# Experience



## 223apprentice (Feb 22, 2019)

Hello I am a 2nd year 2nd semester IBEW apprentice. I worked 6months at a prefab shop and 6 months at a car plant. Now I am working with a new contractor and it’s just me and a journeyman. I am having trouble with things I feel I should already know how to do although at the car plant I wasn’t allowed to do very much mainly gopher material be ground man clean up etc I did at times get to do things but not on a consistent basis. I don’t like messing things up when I am working and sometimes I don’t want to ask a question because then I will just get yelled at by the journeyman. I don’t feel like I know very much and I’m already in my 2nd year 2nd semester do you guys have any advice did you guys have any similar troubles while going threw the apprenticeship?
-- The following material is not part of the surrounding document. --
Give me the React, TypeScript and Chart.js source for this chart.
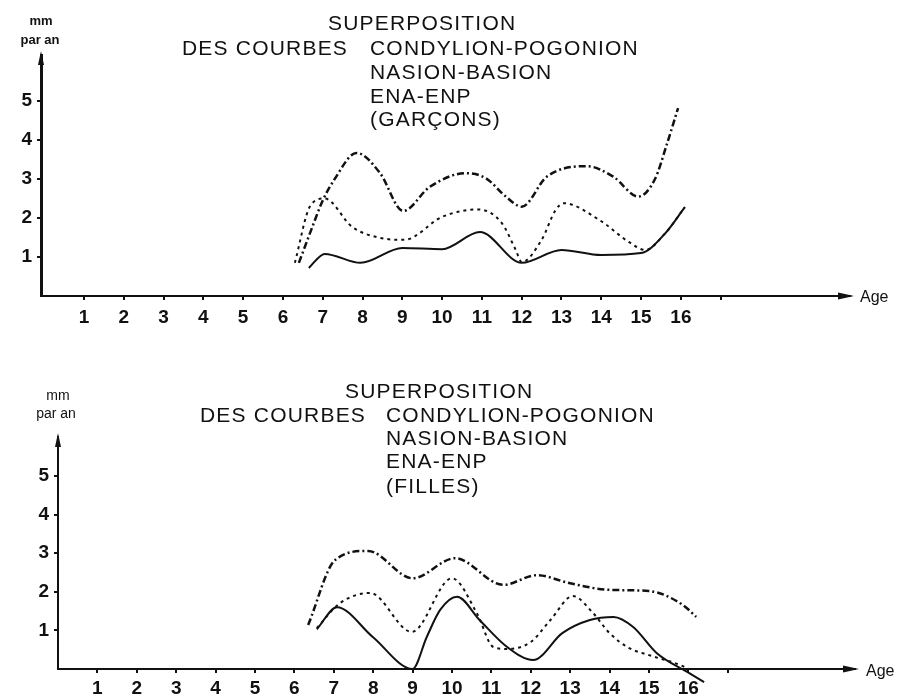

I want to learn and I’m not lazy I show up on time everyday but I just feel like I’m not very good at what I do. Any advice will help thank you all


----------



## brian john (Mar 11, 2007)

You can only have the experience the local has afforded you.

Ask questions an apprentice not asking questions in not learning.
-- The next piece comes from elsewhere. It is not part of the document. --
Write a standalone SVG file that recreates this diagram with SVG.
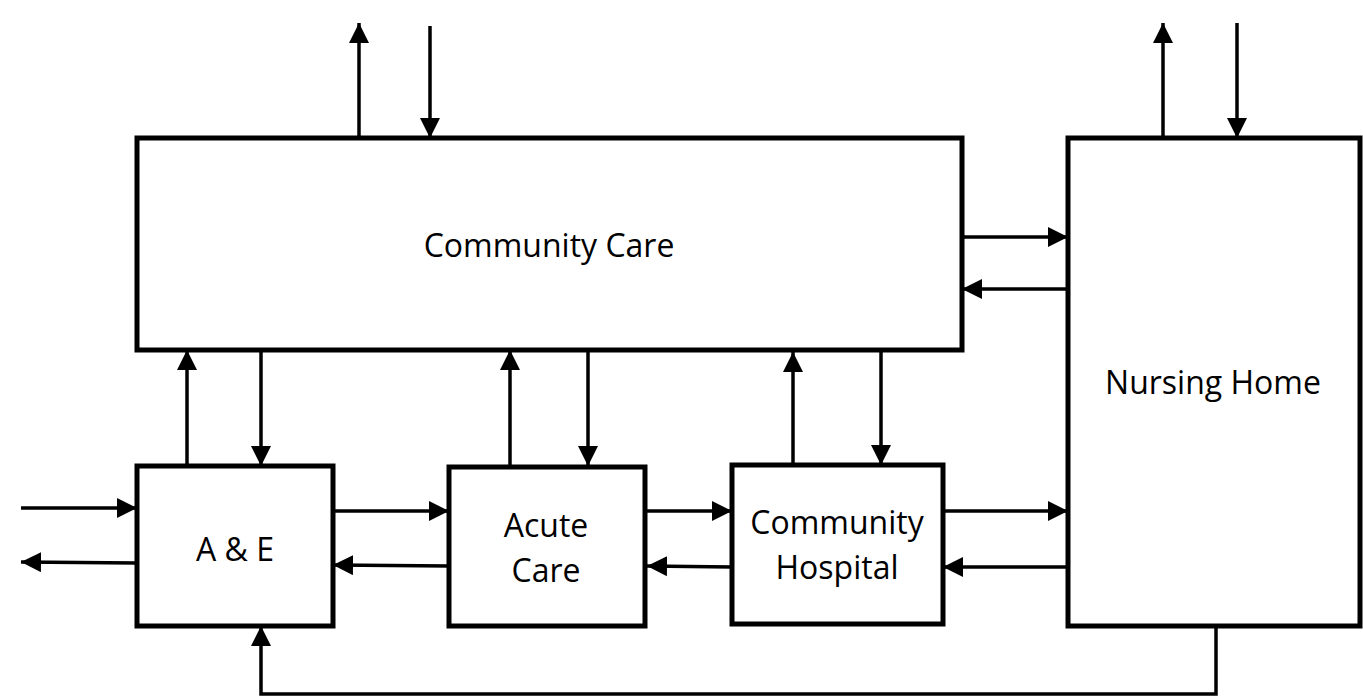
<svg xmlns="http://www.w3.org/2000/svg" width="1363" height="699" viewBox="0 0 1363 699">
<defs>
<marker id="ah" viewBox="0 0 20 20" refX="20" refY="10" markerWidth="20" markerHeight="20" markerUnits="userSpaceOnUse" orient="auto">
<path d="M0,0 L20,10 L0,20 Z" fill="#000"/>
</marker>
<style>
.box{fill:#fff;stroke:#000;stroke-width:5}
.ln{fill:none;stroke:#000;stroke-width:3.5}
.ar{fill:none;stroke:#000;stroke-width:3.5;marker-end:url(#ah)}
.t{font-family:"Open Sans","Liberation Sans",sans-serif;font-size:32px;fill:#000;text-anchor:middle}
</style>
</defs>
<rect width="1363" height="699" fill="#fff"/>
<g id="connectors">
<line class="ar" x1="359" y1="138" x2="359" y2="23"/>
<line class="ar" x1="430" y1="26" x2="430" y2="138"/>
<line class="ar" x1="1163" y1="138" x2="1163" y2="23"/>
<line class="ar" x1="1237" y1="23" x2="1237" y2="138"/>
<line class="ar" x1="962" y1="237" x2="1068" y2="237"/>
<line class="ar" x1="1066" y1="289" x2="962" y2="289"/>
<line class="ar" x1="187" y1="466" x2="187" y2="350"/>
<line class="ar" x1="261" y1="350" x2="261" y2="466"/>
<line class="ar" x1="510" y1="466" x2="510" y2="350"/>
<line class="ar" x1="588" y1="350" x2="588" y2="466"/>
<line class="ar" x1="793" y1="465" x2="793" y2="352"/>
<line class="ar" x1="881" y1="350" x2="881" y2="465"/>
<line class="ar" x1="21" y1="508" x2="137" y2="508"/>
<line class="ar" x1="137" y1="563" x2="21" y2="562"/>
<line class="ar" x1="333" y1="511" x2="449" y2="511"/>
<line class="ar" x1="449" y1="566" x2="333" y2="565"/>
<line class="ar" x1="645" y1="511" x2="732" y2="511"/>
<line class="ar" x1="732" y1="567" x2="647" y2="566"/>
<line class="ar" x1="943" y1="511" x2="1068" y2="511"/>
<line class="ar" x1="1066" y1="567" x2="943" y2="567"/>
<path class="ar" d="M1216,626 L1216,694 L261,694 L261,626"/>
</g>
<g id="community-care">
<rect class="box" x="137" y="138" width="825" height="212"/>
<text class="t" x="549" y="257">Community Care</text>
</g>
<g id="nursing-home">
<rect class="box" x="1068" y="138" width="292" height="488"/>
<text class="t" x="1213" y="394">Nursing Home</text>
</g>
<g id="a-and-e">
<rect class="box" x="137" y="466" width="196" height="160"/>
<text class="t" x="235" y="561">A &amp; E</text>
</g>
<g id="acute-care">
<rect class="box" x="449" y="467" width="196" height="159"/>
<text class="t" x="546" y="537">Acute</text>
<text class="t" x="546" y="582">Care</text>
</g>
<g id="community-hospital">
<rect class="box" x="732" y="465" width="211" height="159"/>
<text class="t" x="837" y="534">Community</text>
<text class="t" x="837" y="579">Hospital</text>
</g>
</svg>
If the JW yells at you for asking INTELLIGENT QUESTIONS he is a flaming AZZHOLE, and needs to be hit upside the head (BUT DO NOT DO THAT).

If you are 1/2 smart and can learn you will get it, this stuff ain't all that hard.


----------



## nrp3 (Jan 24, 2009)

At twenty some odd years in, I'm still learning things. You probably won't see everything there is. Do the best you can and learn as much as you can during your apprenticeship, it's not the end of the learning process.


----------



## HackWork (Oct 2, 2009)

brian john said:


> If the JW yells at you for asking INTELLIGENT QUESTIONS he is a flaming AZZHOLE, and needs to be hit upside the head (BUT DO NOT DO THAT).
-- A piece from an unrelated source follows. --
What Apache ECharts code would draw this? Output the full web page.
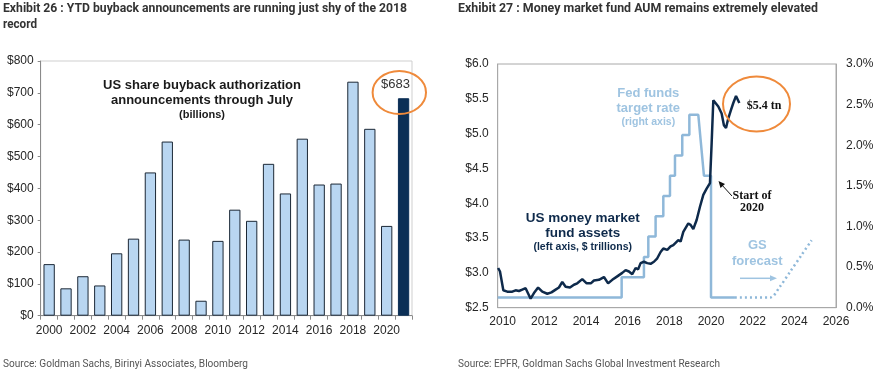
<!DOCTYPE html>
<html>
<head>
<meta charset="utf-8">
<script src="https://cdn.jsdelivr.net/npm/echarts@6/dist/echarts.min.js"></script>
<style>
html,body{margin:0;padding:0;background:#fff;}
#c{width:880px;height:373px;}
</style>
</head>
<body>
<div id="c"></div>
<script>
// ---- Exhibit 26 data ----
const years = ['2000','2001','2002','2003','2004','2005','2006','2007','2008','2009','2010','2011','2012','2013','2014','2015','2016','2017','2018','2019','2020','2021'];
const buybacks = [162, 86, 124, 95, 196, 242, 450, 547, 239, 47, 235, 333, 298, 477, 384, 556, 412, 415, 735, 587, 282, 683];
const highlightYear = '2021';

// ---- Exhibit 27 data ----
const mmfYears = [2009.78, 2009.87, 2010.03, 2010.22, 2010.46, 2010.62, 2010.78, 2010.94, 2011.10, 2011.26, 2011.34, 2011.50, 2011.70, 2011.90, 2012.14, 2012.34, 2012.54, 2012.70, 2012.86, 2013.02, 2013.23, 2013.42, 2013.58, 2013.82, 2014.03, 2014.23, 2014.38, 2014.62, 2014.86, 2015.06, 2015.26, 2015.50, 2015.74, 2015.90, 2016.06, 2016.22, 2016.38, 2016.50, 2016.62, 2016.78, 2016.94, 2017.10, 2017.26, 2017.42, 2017.58, 2017.71, 2017.90, 2018.06, 2018.19, 2018.43, 2018.54, 2018.67, 2018.91, 2019.02, 2019.15, 2019.31, 2019.47, 2019.63, 2019.79, 2019.95, 2020.03, 2020.11, 2020.19, 2020.35, 2020.51, 2020.62, 2020.72, 2020.83, 2020.96, 2021.07, 2021.20, 2021.28, 2021.36];
const mmfAssets = [3.07, 3.02, 2.75, 2.73, 2.73, 2.75, 2.74, 2.76, 2.78, 2.68, 2.63, 2.71, 2.79, 2.73, 2.70, 2.72, 2.76, 2.79, 2.87, 2.80, 2.79, 2.83, 2.85, 2.91, 2.85, 2.85, 2.89, 2.90, 2.94, 2.85, 2.90, 2.95, 3.00, 3.04, 3.02, 2.98, 3.07, 3.05, 3.14, 3.16, 3.14, 3.13, 3.16, 3.21, 3.30, 3.35, 3.33, 3.38, 3.40, 3.47, 3.45, 3.59, 3.71, 3.69, 3.63, 3.76, 3.95, 4.12, 4.21, 4.29, 4.86, 5.48, 5.49, 5.39, 5.29, 5.12, 5.08, 5.22, 5.34, 5.44, 5.54, 5.49, 5.44];
const fedYears = [2009.76, 2015.71, 2015.71, 2016.78, 2016.78, 2016.99, 2016.99, 2017.34, 2017.34, 2017.71, 2017.71, 2018.03, 2018.03, 2018.27, 2018.27, 2018.62, 2018.62, 2018.96, 2018.96, 2019.39, 2019.66, 2020.00, 2020.00, 2021.15];
const fedRates = [0.125, 0.125, 0.375, 0.375, 0.625, 0.625, 0.875, 0.875, 1.125, 1.125, 1.375, 1.375, 1.625, 1.625, 1.875, 1.875, 2.125, 2.125, 2.375, 2.375, 1.625, 1.625, 0.125, 0.125];
const fcYears = [2021.15, 2022.83, 2023.31, 2023.79, 2024.35, 2024.83];
const fcRates = [0.125, 0.125, 0.26, 0.44, 0.65, 0.83];
const xTickYears = [2010, 2012, 2014, 2016, 2018, 2020, 2022, 2024, 2026];

const SANS = '"Liberation Sans", Arial, sans-serif';
const COND = 'Roboto, "Noto Sans", sans-serif';
const SERIF = '"Liberation Serif", "Times New Roman", serif';
const NAVY = '#0e2a4b';
const LIGHT = '#8fb8d9';
const LIGHTTXT = '#9fc4e1';
const ORANGE = '#ef8a3b';

const zip = (a, b) => a.map((v, i) => [v, b[i]]);

const chart = echarts.init(document.getElementById('c'), null, {renderer: 'canvas'});

function txt(text, x, y, font, fill, align) {
  return {type: 'text', z: 50, style: {text: text, x: x, y: y, font: font, fill: fill,
    align: align || 'left', textAlign: align || 'left', verticalAlign: 'middle', textVerticalAlign: 'middle'}};
}
const mctx = document.createElement('canvas').getContext('2d');
// left-aligned text squeezed horizontally to a given width (condensed look)
function fitTxt(text, x, y, font, fill, width) {
  mctx.font = font;
  const w = mctx.measureText(text).width;
  const s = w > 0 ? width / w : 1;
  return {type: 'text', z: 50, x: x, y: y, scaleX: s, scaleY: 1, originX: 0, originY: 0,
    style: {text: text, x: 0, y: 0, font: font, fill: fill,
      align: 'left', textAlign: 'left', verticalAlign: 'middle', textVerticalAlign: 'middle'}};
}

const option = {
  animation: false,
  grid: [
    {left: 40.7, top: 61, width: 371.3, height: 254.7, show: true, borderColor: '#cfcfcf', borderWidth: 1},
    {left: 497.7, top: 64, width: 338.3, height: 243.7, show: true, borderColor: '#a8a8a8', borderWidth: 1}
  ],
  xAxis: [
    {gridIndex: 0, type: 'category', data: years, boundaryGap: true,
     axisLine: {show: true, lineStyle: {color: '#8a8a8a', width: 1}},
     axisTick: {show: true, interval: 0, length: 4, lineStyle: {color: '#8a8a8a'}},
     axisLabel: {interval: 1, margin: 9, fontSize: 12, fontFamily: SANS, color: '#262626'}},
    {gridIndex: 1, type: 'value', min: 2009.76, max: 2026,
     axisLine: {show: true, lineStyle: {color: '#a8a8a8', width: 1}},
     axisTick: {show: false},
     splitLine: {show: false},
     axisLabel: {customValues: xTickYears, margin: 8, fontSize: 12, fontFamily: SANS, color: '#262626',
                 formatter: v => String(Math.round(v))}}
  ],
  yAxis: [
    {gridIndex: 0, type: 'value', min: 0, max: 800, interval: 100,
     axisLine: {show: true, lineStyle: {color: '#8a8a8a'}},
     axisTick: {show: true, length: 3, lineStyle: {color: '#8a8a8a'}},
     splitLine: {show: false},
     axisLabel: {margin: 7, fontSize: 12, fontFamily: SANS, color: '#262626', formatter: v => '$' + v}},
    {gridIndex: 1, type: 'value', min: 2.5, max: 6.0, interval: 0.5, position: 'left',
     axisLine: {show: true, lineStyle: {color: '#a8a8a8'}},
     axisTick: {show: false}, splitLine: {show: false},
     axisLabel: {margin: 9, fontSize: 12, fontFamily: SANS, color: '#262626', formatter: v => '$' + v.toFixed(1)}},
    {gridIndex: 1, type: 'value', min: 0, max: 3.0, interval: 0.5, position: 'right',
     axisLine: {show: true, lineStyle: {color: '#a8a8a8'}},
     axisTick: {show: false}, splitLine: {show: false},
     axisLabel: {margin: 10, fontSize: 12, fontFamily: SANS, color: '#262626', formatter: v => v.toFixed(1) + '%'}}
  ],
  series: [
    {type: 'bar', xAxisIndex: 0, yAxisIndex: 0, barCategoryGap: '33%',
     itemStyle: {color: '#b9d6f1', borderColor: '#1c2836', borderWidth: 1},
     data: buybacks.map((v, i) => years[i] === highlightYear
       ? {value: v, itemStyle: {color: '#0b2f56', borderColor: '#0b2f56'}} : v)},
    {type: 'line', xAxisIndex: 1, yAxisIndex: 2, data: zip(fedYears, fedRates), showSymbol: false,
     lineStyle: {color: LIGHT, width: 2.5}, z: 2},
    {type: 'line', xAxisIndex: 1, yAxisIndex: 2, data: zip(fcYears, fcRates), showSymbol: false, smooth: 0.3,
     lineStyle: {color: LIGHT, width: 2.5, type: [2, 3]}, z: 2},
    {type: 'line', xAxisIndex: 1, yAxisIndex: 1, data: zip(mmfYears, mmfAssets), showSymbol: false,
     lineStyle: {color: NAVY, width: 2.5}, z: 3}
  ],
  graphic: [
    fitTxt('Exhibit 26 : YTD buyback announcements are running just shy of the 2018', 3, 9, 'bold 13.5px ' + COND, '#333', 404),
    fitTxt('record', 3, 25, 'bold 13.5px ' + COND, '#333', 34),
    fitTxt('Exhibit 27 : Money market fund AUM remains extremely elevated', 458, 9, 'bold 13.5px ' + COND, '#333', 360),
    fitTxt('Source: Goldman Sachs, Birinyi Associates, Bloomberg', 3, 364, '11px ' + COND, '#555', 245),
    fitTxt('Source: EPFR, Goldman Sachs Global Investment Research', 458, 364, '11px ' + COND, '#555', 262),
    // left chart annotations
    txt('US share buyback authorization', 202, 85, 'bold 13px ' + SANS, '#1a1a1a', 'center'),
    txt('announcements through July', 202, 100, 'bold 13px ' + SANS, '#1a1a1a', 'center'),
    txt('(billions)', 202, 114.5, 'bold 11px ' + SANS, '#1a1a1a', 'center'),
    txt('$683', 395.5, 84.5, '13px ' + SANS, '#333', 'center'),
    {type: 'ellipse', z: 50, shape: {cx: 399.3, cy: 92.5, rx: 26.7, ry: 21.5}, style: {fill: null, stroke: ORANGE, lineWidth: 2}},
    // right chart annotations
    txt('Fed funds', 648.3, 93.3, 'bold 13px ' + SANS, LIGHTTXT, 'center'),
    txt('target rate', 648.3, 108.3, 'bold 13px ' + SANS, LIGHTTXT, 'center'),
    txt('(right axis)', 648.3, 121.7, 'bold 10.5px ' + SANS, LIGHTTXT, 'center'),
    txt('US money market', 582.7, 218.3, 'bold 13.5px ' + SANS, NAVY, 'center'),
    txt('fund assets', 582.7, 233.3, 'bold 13.5px ' + SANS, NAVY, 'center'),
    txt('(left axis, $ trillions)', 582.7, 247.3, 'bold 10.5px ' + SANS, NAVY, 'center'),
    txt('GS', 757.3, 245, 'bold 13px ' + SANS, LIGHTTXT, 'center'),
    txt('forecast', 757.3, 261, 'bold 13px ' + SANS, LIGHTTXT, 'center'),
    {type: 'line', z: 50, shape: {x1: 740, y1: 278.3, x2: 772, y2: 278.3}, style: {stroke: LIGHTTXT, lineWidth: 1.5}},
    {type: 'polygon', z: 50, shape: {points: [[777, 278.3], [770, 275.3], [770, 281.3]]}, style: {fill: LIGHTTXT}},
    txt('Start of', 752, 195.5, 'bold 12px ' + SERIF, '#111', 'center'),
    txt('2020', 752, 207.5, 'bold 12px ' + SERIF, '#111', 'center'),
    {type: 'line', z: 50, shape: {x1: 732, y1: 196, x2: 721, y2: 184}, style: {stroke: '#111', lineWidth: 1}},
    {type: 'polygon', z: 50, shape: {points: [[718.5, 181], [725, 184], [720.5, 188]]}, style: {fill: '#111'}},
    txt('$5.4 tn', 764, 106, 'bold 12px ' + SERIF, '#111', 'center'),
    {type: 'ellipse', z: 50, shape: {cx: 756.5, cy: 104, rx: 33.5, ry: 27.5}, style: {fill: null, stroke: ORANGE, lineWidth: 2}}
  ]
};
chart.setOption(option);
</script>
</body>
</html>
It depends on the situation. There is a time and place. If the JW is frustrated and trying to concentrate and the apprentice is asking about something completely different, he might get bit. 

One of the best times to talk and ask questions is right as a task is completed and you are wrapping up. Sometimes you can ask questions about the task while doing it, but at the proper time. You will learn your JW's mannerisms so you know when to talk and when to just let him do his thing.

I remember having to *****foot around a JW I worked with for 6 months in this way. Many would call him an asshole, but the truth is that he just got very stressed and overwhelmed and then frustrated. At the beginning I wanted to smack him with a pipe wrench, but then I learned how to deal with him. He was a great electrician and taught me a lot. I relate to him because I often get irrationally overwhelmed at things that I have done a thousand times.


----------



## joebanana (Dec 21, 2010)

Patients grasshopper. There's a lot to know in this field, and learning it takes time. When you're assigned a task, ask your j-man "how do YOU want it done?". That will put some of the responsibility on him, besides it's his duty to teach you how, not yell at you for not knowing. Don't be afraid to carry a note pad and write stuff down, as you're being told, for future reference. Do you own a code book? If so, keep it in your lunch bucket, and read it during breaks, and lunch, right in front of everybody. (It shows incentive)


----------